• _Exercise requirements_:
Will you extract the entries word for word? Images should not appear in the copy.

• _Records supplied_:
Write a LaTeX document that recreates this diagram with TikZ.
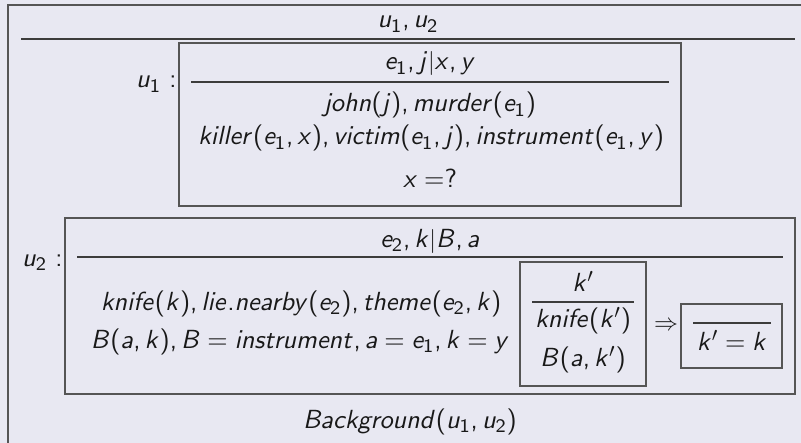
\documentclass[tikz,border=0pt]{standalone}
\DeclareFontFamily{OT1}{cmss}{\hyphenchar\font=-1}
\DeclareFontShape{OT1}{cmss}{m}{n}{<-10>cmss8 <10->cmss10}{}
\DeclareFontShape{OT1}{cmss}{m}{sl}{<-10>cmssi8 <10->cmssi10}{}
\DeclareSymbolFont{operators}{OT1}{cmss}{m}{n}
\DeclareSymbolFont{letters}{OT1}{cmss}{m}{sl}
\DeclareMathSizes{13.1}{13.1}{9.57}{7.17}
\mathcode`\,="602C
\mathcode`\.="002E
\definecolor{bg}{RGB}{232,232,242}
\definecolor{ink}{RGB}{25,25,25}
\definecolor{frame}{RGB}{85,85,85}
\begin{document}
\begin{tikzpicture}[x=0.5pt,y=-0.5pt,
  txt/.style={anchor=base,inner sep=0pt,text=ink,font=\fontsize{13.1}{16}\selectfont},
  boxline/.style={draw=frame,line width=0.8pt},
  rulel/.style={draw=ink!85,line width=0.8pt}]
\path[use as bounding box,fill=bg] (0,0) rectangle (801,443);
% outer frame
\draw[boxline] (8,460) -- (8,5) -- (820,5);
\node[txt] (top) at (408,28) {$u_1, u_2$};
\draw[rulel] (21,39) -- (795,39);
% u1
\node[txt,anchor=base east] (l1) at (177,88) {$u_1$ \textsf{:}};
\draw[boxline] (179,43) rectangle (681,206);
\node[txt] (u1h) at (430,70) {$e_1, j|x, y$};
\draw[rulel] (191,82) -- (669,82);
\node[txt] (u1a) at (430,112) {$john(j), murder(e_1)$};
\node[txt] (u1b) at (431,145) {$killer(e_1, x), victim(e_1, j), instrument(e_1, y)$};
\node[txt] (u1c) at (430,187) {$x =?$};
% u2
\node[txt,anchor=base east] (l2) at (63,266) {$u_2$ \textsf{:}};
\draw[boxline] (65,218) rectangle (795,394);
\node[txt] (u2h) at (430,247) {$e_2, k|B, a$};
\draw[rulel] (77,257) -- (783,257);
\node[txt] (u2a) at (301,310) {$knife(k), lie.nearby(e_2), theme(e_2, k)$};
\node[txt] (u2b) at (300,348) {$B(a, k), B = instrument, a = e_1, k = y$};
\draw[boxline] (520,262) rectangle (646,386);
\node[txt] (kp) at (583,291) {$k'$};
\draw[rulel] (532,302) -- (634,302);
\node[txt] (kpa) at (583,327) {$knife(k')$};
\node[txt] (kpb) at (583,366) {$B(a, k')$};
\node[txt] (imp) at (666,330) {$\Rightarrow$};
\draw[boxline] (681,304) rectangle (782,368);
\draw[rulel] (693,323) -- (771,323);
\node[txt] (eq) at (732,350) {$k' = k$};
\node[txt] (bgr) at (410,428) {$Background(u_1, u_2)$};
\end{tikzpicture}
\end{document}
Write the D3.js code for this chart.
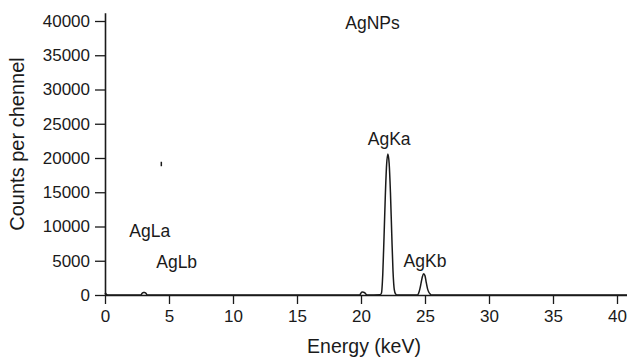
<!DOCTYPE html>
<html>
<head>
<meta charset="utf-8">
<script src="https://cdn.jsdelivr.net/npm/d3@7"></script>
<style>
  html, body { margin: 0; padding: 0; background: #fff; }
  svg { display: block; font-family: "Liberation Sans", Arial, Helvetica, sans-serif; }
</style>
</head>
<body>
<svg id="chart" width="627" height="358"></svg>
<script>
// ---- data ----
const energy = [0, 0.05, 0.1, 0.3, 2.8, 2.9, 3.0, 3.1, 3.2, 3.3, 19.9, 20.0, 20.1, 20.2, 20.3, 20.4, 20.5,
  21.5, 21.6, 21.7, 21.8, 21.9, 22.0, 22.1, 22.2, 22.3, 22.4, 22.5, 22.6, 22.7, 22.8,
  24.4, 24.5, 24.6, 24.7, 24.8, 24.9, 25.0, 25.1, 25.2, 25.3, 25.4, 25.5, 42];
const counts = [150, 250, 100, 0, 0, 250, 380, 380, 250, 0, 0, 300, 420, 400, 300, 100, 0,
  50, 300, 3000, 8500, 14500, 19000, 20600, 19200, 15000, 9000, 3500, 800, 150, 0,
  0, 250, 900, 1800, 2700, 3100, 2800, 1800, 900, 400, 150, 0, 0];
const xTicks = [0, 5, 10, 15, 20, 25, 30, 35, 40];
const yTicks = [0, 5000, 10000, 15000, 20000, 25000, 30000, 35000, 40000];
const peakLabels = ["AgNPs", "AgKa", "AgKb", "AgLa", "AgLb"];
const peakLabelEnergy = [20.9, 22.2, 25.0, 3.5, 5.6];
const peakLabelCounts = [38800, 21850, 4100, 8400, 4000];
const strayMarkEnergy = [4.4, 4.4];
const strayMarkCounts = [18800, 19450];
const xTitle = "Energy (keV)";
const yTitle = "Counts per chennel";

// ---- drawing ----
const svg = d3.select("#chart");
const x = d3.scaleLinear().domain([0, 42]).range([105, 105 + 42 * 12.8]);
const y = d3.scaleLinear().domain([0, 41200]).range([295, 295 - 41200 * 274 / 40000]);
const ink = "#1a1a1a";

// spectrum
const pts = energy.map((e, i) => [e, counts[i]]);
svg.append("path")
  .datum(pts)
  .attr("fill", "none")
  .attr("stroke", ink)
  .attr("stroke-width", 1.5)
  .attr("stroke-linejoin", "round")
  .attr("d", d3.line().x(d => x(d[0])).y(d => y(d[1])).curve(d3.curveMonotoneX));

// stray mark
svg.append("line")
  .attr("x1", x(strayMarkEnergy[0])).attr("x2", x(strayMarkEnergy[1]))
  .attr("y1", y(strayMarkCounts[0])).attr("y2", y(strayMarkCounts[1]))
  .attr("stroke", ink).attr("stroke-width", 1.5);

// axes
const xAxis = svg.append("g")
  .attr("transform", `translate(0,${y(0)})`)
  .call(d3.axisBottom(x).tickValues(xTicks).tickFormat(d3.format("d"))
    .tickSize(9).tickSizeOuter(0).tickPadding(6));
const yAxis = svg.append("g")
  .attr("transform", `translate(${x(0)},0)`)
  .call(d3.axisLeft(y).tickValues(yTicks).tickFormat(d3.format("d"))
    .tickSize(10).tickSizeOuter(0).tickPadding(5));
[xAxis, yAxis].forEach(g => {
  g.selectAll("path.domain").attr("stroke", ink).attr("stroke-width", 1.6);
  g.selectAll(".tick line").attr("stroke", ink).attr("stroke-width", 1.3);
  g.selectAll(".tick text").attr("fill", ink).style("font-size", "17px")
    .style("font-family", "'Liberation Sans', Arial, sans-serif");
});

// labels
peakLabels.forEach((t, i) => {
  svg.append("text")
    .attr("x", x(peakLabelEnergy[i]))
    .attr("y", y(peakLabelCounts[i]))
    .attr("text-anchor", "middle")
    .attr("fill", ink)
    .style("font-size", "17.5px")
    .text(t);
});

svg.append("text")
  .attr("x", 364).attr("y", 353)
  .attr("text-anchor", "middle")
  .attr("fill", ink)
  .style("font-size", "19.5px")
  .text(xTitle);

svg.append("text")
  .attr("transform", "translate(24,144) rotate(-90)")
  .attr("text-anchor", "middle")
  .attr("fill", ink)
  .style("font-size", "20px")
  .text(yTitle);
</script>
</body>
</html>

• _Full output_:
Write a LaTeX document that recreates this diagram with TikZ.
\documentclass[tikz,border=0pt]{standalone}
\DeclareFontFamily{OT1}{cmss}{\hyphenchar\font=-1}
\DeclareFontShape{OT1}{cmss}{m}{n}{<-10>cmss8 <10->cmss10}{}
\DeclareFontShape{OT1}{cmss}{m}{sl}{<-10>cmssi8 <10->cmssi10}{}
\DeclareSymbolFont{operators}{OT1}{cmss}{m}{n}
\DeclareSymbolFont{letters}{OT1}{cmss}{m}{sl}
\DeclareMathSizes{13.1}{13.1}{9.57}{7.17}
\mathcode`\,="602C
\mathcode`\.="002E
\definecolor{bg}{RGB}{232,232,242}
\definecolor{ink}{RGB}{25,25,25}
\definecolor{frame}{RGB}{85,85,85}
\begin{document}
\begin{tikzpicture}[x=0.5pt,y=-0.5pt,
  txt/.style={anchor=base,inner sep=0pt,text=ink,font=\fontsize{13.1}{16}\selectfont},
  boxline/.style={draw=frame,line width=0.8pt},
  rulel/.style={draw=ink!85,line width=0.8pt}]
\path[use as bounding box,fill=bg] (0,0) rectangle (801,443);
% outer frame
\draw[boxline] (8,460) -- (8,5) -- (820,5);
\node[txt] (top) at (408,28) {$u_1, u_2$};
\draw[rulel] (21,39) -- (795,39);
% u1
\node[txt,anchor=base east] (l1) at (177,88) {$u_1$ \textsf{:}};
\draw[boxline] (179,43) rectangle (681,206);
\node[txt] (u1h) at (430,70) {$e_1, j|x, y$};
\draw[rulel] (191,82) -- (669,82);
\node[txt] (u1a) at (430,112) {$john(j), murder(e_1)$};
\node[txt] (u1b) at (431,145) {$killer(e_1, x), victim(e_1, j), instrument(e_1, y)$};
\node[txt] (u1c) at (430,187) {$x =?$};
% u2
\node[txt,anchor=base east] (l2) at (63,266) {$u_2$ \textsf{:}};
\draw[boxline] (65,218) rectangle (795,394);
\node[txt] (u2h) at (430,247) {$e_2, k|B, a$};
\draw[rulel] (77,257) -- (783,257);
\node[txt] (u2a) at (301,310) {$knife(k), lie.nearby(e_2), theme(e_2, k)$};
\node[txt] (u2b) at (300,348) {$B(a, k), B = instrument, a = e_1, k = y$};
\draw[boxline] (520,262) rectangle (646,386);
\node[txt] (kp) at (583,291) {$k'$};
\draw[rulel] (532,302) -- (634,302);
\node[txt] (kpa) at (583,327) {$knife(k')$};
\node[txt] (kpb) at (583,366) {$B(a, k')$};
\node[txt] (imp) at (666,330) {$\Rightarrow$};
\draw[boxline] (681,304) rectangle (782,368);
\draw[rulel] (693,323) -- (771,323);
\node[txt] (eq) at (732,350) {$k' = k$};
\node[txt] (bgr) at (410,428) {$Background(u_1, u_2)$};
\end{tikzpicture}
\end{document}
Write the D3.js code for this chart.
<!DOCTYPE html>
<html>
<head>
<meta charset="utf-8">
<script src="https://cdn.jsdelivr.net/npm/d3@7"></script>
<style>
  html, body { margin: 0; padding: 0; background: #fff; }
  svg { display: block; font-family: "Liberation Sans", Arial, Helvetica, sans-serif; }
</style>
</head>
<body>
<svg id="chart" width="627" height="358"></svg>
<script>
// ---- data ----
const energy = [0, 0.05, 0.1, 0.3, 2.8, 2.9, 3.0, 3.1, 3.2, 3.3, 19.9, 20.0, 20.1, 20.2, 20.3, 20.4, 20.5,
  21.5, 21.6, 21.7, 21.8, 21.9, 22.0, 22.1, 22.2, 22.3, 22.4, 22.5, 22.6, 22.7, 22.8,
  24.4, 24.5, 24.6, 24.7, 24.8, 24.9, 25.0, 25.1, 25.2, 25.3, 25.4, 25.5, 42];
const counts = [150, 250, 100, 0, 0, 250, 380, 380, 250, 0, 0, 300, 420, 400, 300, 100, 0,
  50, 300, 3000, 8500, 14500, 19000, 20600, 19200, 15000, 9000, 3500, 800, 150, 0,
  0, 250, 900, 1800, 2700, 3100, 2800, 1800, 900, 400, 150, 0, 0];
const xTicks = [0, 5, 10, 15, 20, 25, 30, 35, 40];
const yTicks = [0, 5000, 10000, 15000, 20000, 25000, 30000, 35000, 40000];
const peakLabels = ["AgNPs", "AgKa", "AgKb", "AgLa", "AgLb"];
const peakLabelEnergy = [20.9, 22.2, 25.0, 3.5, 5.6];
const peakLabelCounts = [38800, 21850, 4100, 8400, 4000];
const strayMarkEnergy = [4.4, 4.4];
const strayMarkCounts = [18800, 19450];
const xTitle = "Energy (keV)";
const yTitle = "Counts per chennel";

// ---- drawing ----
const svg = d3.select("#chart");
const x = d3.scaleLinear().domain([0, 42]).range([105, 105 + 42 * 12.8]);
const y = d3.scaleLinear().domain([0, 41200]).range([295, 295 - 41200 * 274 / 40000]);
const ink = "#1a1a1a";

// spectrum
const pts = energy.map((e, i) => [e, counts[i]]);
svg.append("path")
  .datum(pts)
  .attr("fill", "none")
  .attr("stroke", ink)
  .attr("stroke-width", 1.5)
  .attr("stroke-linejoin", "round")
  .attr("d", d3.line().x(d => x(d[0])).y(d => y(d[1])).curve(d3.curveMonotoneX));

// stray mark
svg.append("line")
  .attr("x1", x(strayMarkEnergy[0])).attr("x2", x(strayMarkEnergy[1]))
  .attr("y1", y(strayMarkCounts[0])).attr("y2", y(strayMarkCounts[1]))
  .attr("stroke", ink).attr("stroke-width", 1.5);

// axes
const xAxis = svg.append("g")
  .attr("transform", `translate(0,${y(0)})`)
  .call(d3.axisBottom(x).tickValues(xTicks).tickFormat(d3.format("d"))
    .tickSize(9).tickSizeOuter(0).tickPadding(6));
const yAxis = svg.append("g")
  .attr("transform", `translate(${x(0)},0)`)
  .call(d3.axisLeft(y).tickValues(yTicks).tickFormat(d3.format("d"))
    .tickSize(10).tickSizeOuter(0).tickPadding(5));
[xAxis, yAxis].forEach(g => {
  g.selectAll("path.domain").attr("stroke", ink).attr("stroke-width", 1.6);
  g.selectAll(".tick line").attr("stroke", ink).attr("stroke-width", 1.3);
  g.selectAll(".tick text").attr("fill", ink).style("font-size", "17px")
    .style("font-family", "'Liberation Sans', Arial, sans-serif");
});

// labels
peakLabels.forEach((t, i) => {
  svg.append("text")
    .attr("x", x(peakLabelEnergy[i]))
    .attr("y", y(peakLabelCounts[i]))
    .attr("text-anchor", "middle")
    .attr("fill", ink)
    .style("font-size", "17.5px")
    .text(t);
});

svg.append("text")
  .attr("x", 364).attr("y", 353)
  .attr("text-anchor", "middle")
  .attr("fill", ink)
  .style("font-size", "19.5px")
  .text(xTitle);

svg.append("text")
  .attr("transform", "translate(24,144) rotate(-90)")
  .attr("text-anchor", "middle")
  .attr("fill", ink)
  .style("font-size", "20px")
  .text(yTitle);
</script>
</body>
</html>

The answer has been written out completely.